As a blizzard bears down, Percy James sets off to find her troubled mother, Carletta. For years, Percy has had to take care of herself and Mama—a woman who’s been unraveling for as long as her daughter can remember. Fearing Carletta is strung out on meth and that she won’t survive the storm, Percy heads for Shelton Potter’s cabin, deep in the woods of Northern Michigan. A two-bit criminal, as incompetent as he his violent, Shelton has been smoking his own cook and grieving the death of his beloved Labrador, Old Bo.
But when Percy arrives, there is no sign of Carletta. Searching the house, she finds Shelton and his girlfriend drugged into oblivion—and a crying baby girl left alone in a freezing room upstairs. From the moment the baby wraps a tiny hand around her finger, Percy knows she must save her—a split-second decision that is the beginning of a dangerous odyssey in which she must battle the elements and evade Shelton and a small band of desperate criminals, hell-bent on getting that baby back.
Knowing she and the child cannot make it alone, Percy seeks help from Carletta’s ex, Portis Dale, who is the closest thing she’s ever had to a father. As the storm breaks and violence erupts, Percy will be forced to confront the haunting nature of her mother’s affliction and finds her own fate tied more and more inextricably to the baby she is determined to save.
Filled with the sweeping sense of cultural and geographic isolation of its setting—the hills of fictional Cutler County in northern Michigan—and told in Percy’s unflinching style, Sweetgirl is an affecting exploration of courage, sacrifice, and the ties that bind—a taut and darkly humorous tour-de-force that is horrifying, tender, and hopeful.

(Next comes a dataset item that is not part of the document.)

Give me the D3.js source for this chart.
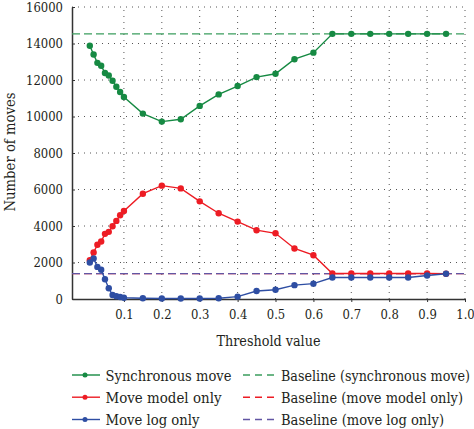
<!DOCTYPE html>
<html>
<head>
<meta charset="utf-8">
<script src="https://cdn.jsdelivr.net/npm/d3@7"></script>
<style>
  body { margin: 0; background: #fff; }
</style>
</head>
<body>
<div id="chart"></div>
<script>
const thresholds = [0.01, 0.02, 0.03, 0.04, 0.05, 0.06, 0.07, 0.08, 0.09, 0.1,
  0.15, 0.2, 0.25, 0.3, 0.35, 0.4, 0.45, 0.5, 0.55, 0.6, 0.65, 0.7, 0.75, 0.8, 0.85, 0.9, 0.95];

const syncMove = [13880, 13400, 12940, 12780, 12380, 12250, 11960, 11630, 11340, 11070,
  10160, 9720, 9850, 10580, 11210, 11670, 12160, 12340, 13140, 13500, 14530, 14530, 14530, 14530, 14530, 14530, 14530];
const modelOnly = [2130, 2550, 2970, 3150, 3570, 3680, 3990, 4280, 4590, 4820,
  5770, 6210, 6060, 5350, 4700, 4240, 3770, 3600, 2770, 2400, 1400, 1400, 1400, 1400, 1400, 1400, 1380];
const logOnly = [2000, 2220, 1760, 1600, 1080, 590, 220, 150, 110, 70,
  40, 30, 30, 30, 40, 130, 440, 510, 760, 840, 1180, 1180, 1180, 1180, 1180, 1290, 1380];

const baselineSync = 14530;
const baselineModel = 1390;
const baselineLog = 1390;

const xTicks = [0.1, 0.2, 0.3, 0.4, 0.5, 0.6, 0.7, 0.8, 0.9, 1.0];
const yTicks = [0, 2000, 4000, 6000, 8000, 10000, 12000, 14000, 16000];

const series = [
  { name: "Synchronous move", values: syncMove, color: "#168a43", w: 126 },
  { name: "Move model only", values: modelOnly, color: "#ed1c24", w: 116 },
  { name: "Move log only", values: logOnly, color: "#2e4ea3", w: 94 }
];
const baselines = [
  { name: "Baseline (synchronous move)", value: baselineSync, color: "#3b9d5e", w: 189 },
  { name: "Baseline (move model only)", value: baselineModel, color: "#ed1c24", w: 182 },
  { name: "Baseline (move log only)", value: baselineLog, color: "#6256a3", w: 163 }
];

const FONT = "'DejaVu Serif', serif";
const TEXT = "#231f20";

const width = 474, height = 429;
const margin = { left: 72, right: 9, top: 7, bottom: 130 };

const svg = d3.select("#chart").append("svg")
  .attr("width", width)
  .attr("height", height)
  .style("font-family", FONT);

const x = d3.scaleLinear().domain([-0.037, 1.0]).range([margin.left, width - margin.right]);
const y = d3.scaleLinear().domain([0, 16000]).range([height - margin.bottom, margin.top]);

// squeeze wide DejaVu glyphs to the narrower widths of the original face
function squeeze(sel, k) {
  sel.each(function () {
    const len = this.getComputedTextLength();
    d3.select(this).attr("textLength", len * k).attr("lengthAdjust", "spacingAndGlyphs");
  });
}

// dotted grid
svg.append("g")
  .selectAll("line")
  .data(xTicks)
  .join("line")
  .attr("x1", d => x(d)).attr("x2", d => x(d))
  .attr("y1", y(0)).attr("y2", y(16000))
  .attr("stroke", "#555")
  .attr("stroke-width", 1)
  .attr("stroke-dasharray", "1,5");

svg.append("g")
  .selectAll("line")
  .data(yTicks.filter(d => d > 0))
  .join("line")
  .attr("x1", x.range()[0]).attr("x2", x.range()[1])
  .attr("y1", d => y(d)).attr("y2", d => y(d))
  .attr("stroke", "#555")
  .attr("stroke-width", 1)
  .attr("stroke-dasharray", "1,5");

// axes
const xAxis = svg.append("g")
  .attr("transform", `translate(0,${y(0)})`)
  .call(d3.axisBottom(x).tickValues(xTicks).tickFormat(d3.format(".1f")).tickSize(3).tickSizeOuter(0));
xAxis.attr("font-family", null).attr("font-size", null);
xAxis.select(".domain").attr("stroke", "#333").attr("stroke-width", 1.5);
xAxis.selectAll(".tick line").attr("stroke", "#333");
xAxis.selectAll("text").attr("font-size", 13.5).attr("y", 10).attr("dy", "0.71em")
  .style("font-family", FONT).attr("fill", TEXT)
  .call(squeeze, 0.86);

const yAxis = svg.append("g")
  .attr("transform", `translate(${x.range()[0]},0)`)
  .call(d3.axisLeft(y).tickValues(yTicks).tickFormat(d3.format("d")).tickSize(-3).tickSizeOuter(0));
yAxis.attr("font-family", null).attr("font-size", null);
yAxis.select(".domain").attr("stroke", "#333").attr("stroke-width", 1.5);
yAxis.selectAll(".tick line").attr("stroke", "#333");
yAxis.selectAll("text").attr("font-size", 13.5).attr("x", -9)
  .style("font-family", FONT).attr("fill", TEXT)
  .call(squeeze, 0.86);

// axis titles
svg.append("text")
  .attr("x", 268.5).attr("y", 346)
  .attr("text-anchor", "middle")
  .attr("font-size", 15)
  .attr("fill", TEXT)
  .attr("textLength", 104).attr("lengthAdjust", "spacingAndGlyphs")
  .text("Threshold value");

svg.append("text")
  .attr("transform", `translate(15,152) rotate(-90)`)
  .attr("text-anchor", "middle")
  .attr("font-size", 15)
  .attr("fill", TEXT)
  .attr("textLength", 119).attr("lengthAdjust", "spacingAndGlyphs")
  .text("Number of moves");

// baselines
svg.append("g")
  .selectAll("line")
  .data(baselines)
  .join("line")
  .attr("x1", x.range()[0]).attr("x2", x.range()[1])
  .attr("y1", d => y(d.value)).attr("y2", d => y(d.value))
  .attr("stroke", d => d.color)
  .attr("stroke-width", 1.4)
  .attr("stroke-dasharray", "8,4");

// series
const line = d3.line().x((d, i) => x(thresholds[i])).y(d => y(d));

series.forEach(s => {
  svg.append("path")
    .datum(s.values)
    .attr("fill", "none")
    .attr("stroke", s.color)
    .attr("stroke-width", 1.4)
    .attr("d", line);

  svg.append("g")
    .selectAll("circle")
    .data(s.values)
    .join("circle")
    .attr("cx", (d, i) => x(thresholds[i]))
    .attr("cy", d => y(d))
    .attr("r", 3.2)
    .attr("fill", s.color);
});

// legend
const legendRows = [380.5, 402.7, 425];
const legend = svg.append("g");

series.forEach((s, i) => {
  const ly = legendRows[i] - 5.5;
  legend.append("line")
    .attr("x1", 72).attr("x2", 100).attr("y1", ly).attr("y2", ly)
    .attr("stroke", s.color).attr("stroke-width", 1.4);
  legend.append("circle")
    .attr("cx", 85).attr("cy", ly).attr("r", 2.5).attr("fill", s.color);
  legend.append("text")
    .attr("x", 105.5).attr("y", legendRows[i])
    .attr("font-size", 15)
    .attr("fill", TEXT)
    .attr("textLength", s.w).attr("lengthAdjust", "spacingAndGlyphs")
    .text(s.name);
});

baselines.forEach((b, i) => {
  const ly = legendRows[i] - 5.5;
  legend.append("line")
    .attr("x1", 243).attr("x2", 275).attr("y1", ly).attr("y2", ly)
    .attr("stroke", b.color).attr("stroke-width", 1.4)
    .attr("stroke-dasharray", "7,5");
  legend.append("text")
    .attr("x", 281).attr("y", legendRows[i])
    .attr("font-size", 15)
    .attr("fill", TEXT)
    .attr("textLength", b.w).attr("lengthAdjust", "spacingAndGlyphs")
    .text(b.name);
});
</script>
</body>
</html>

When plucky 16-year-old Percy James discovers that her feckless mother, Carletta, is missing from their shabby home in a decaying town at the northwest tip of Michigan's lower peninsula, she jumps in her pickup truck and sets off during a blizzard to look for Carletta at the drug den of Shelton Potter, a maker and dealer of methamphetamine. Carletta is not there, and Shelton and his girlfriend are conked out, but Percy finds a baby girl crying in a freezing-cold bedroom and impulsively grabs her, determined to get the baby to a hospital. Percy enlists the help of her mother's ex-boyfriend, Portis Dale, a gentlemanly alcoholic who greets her by saying, fondly, "Well, shit the bed." This event-filled debut novel then alternates between Percy's desperate attempts to elude a vengeful Shelton, and Shelton's own slow-witted ruminations as he mumbles around the snow-filled woods with his trusty Glock pistol. By the time Carletta shows up and the baby is succored, four men have died: by incineration, by a gun mistakenly fired, by suicide, and by running a snowmobile into a tree. To his credit, Mulhauser evocatively describes the bleak landscape and starkly degraded social mores of an isolated community after the tourists have departed. The novel's credibility suffers, however, from the far too clever and unlikely dialogue spoken by unsavory characters as they consume a prodigious amount of whiskey. A virtually illiterate "scumbag" mutters, "It's an academic point"; another character, who has never left the remote backwoods, refuses to become "one of those pieces of human installation art." Yet the novel succeeds as a coming-of-age story when Percy, having survived grisly violence and abysmal loss, experiences a realization about how to shape her future.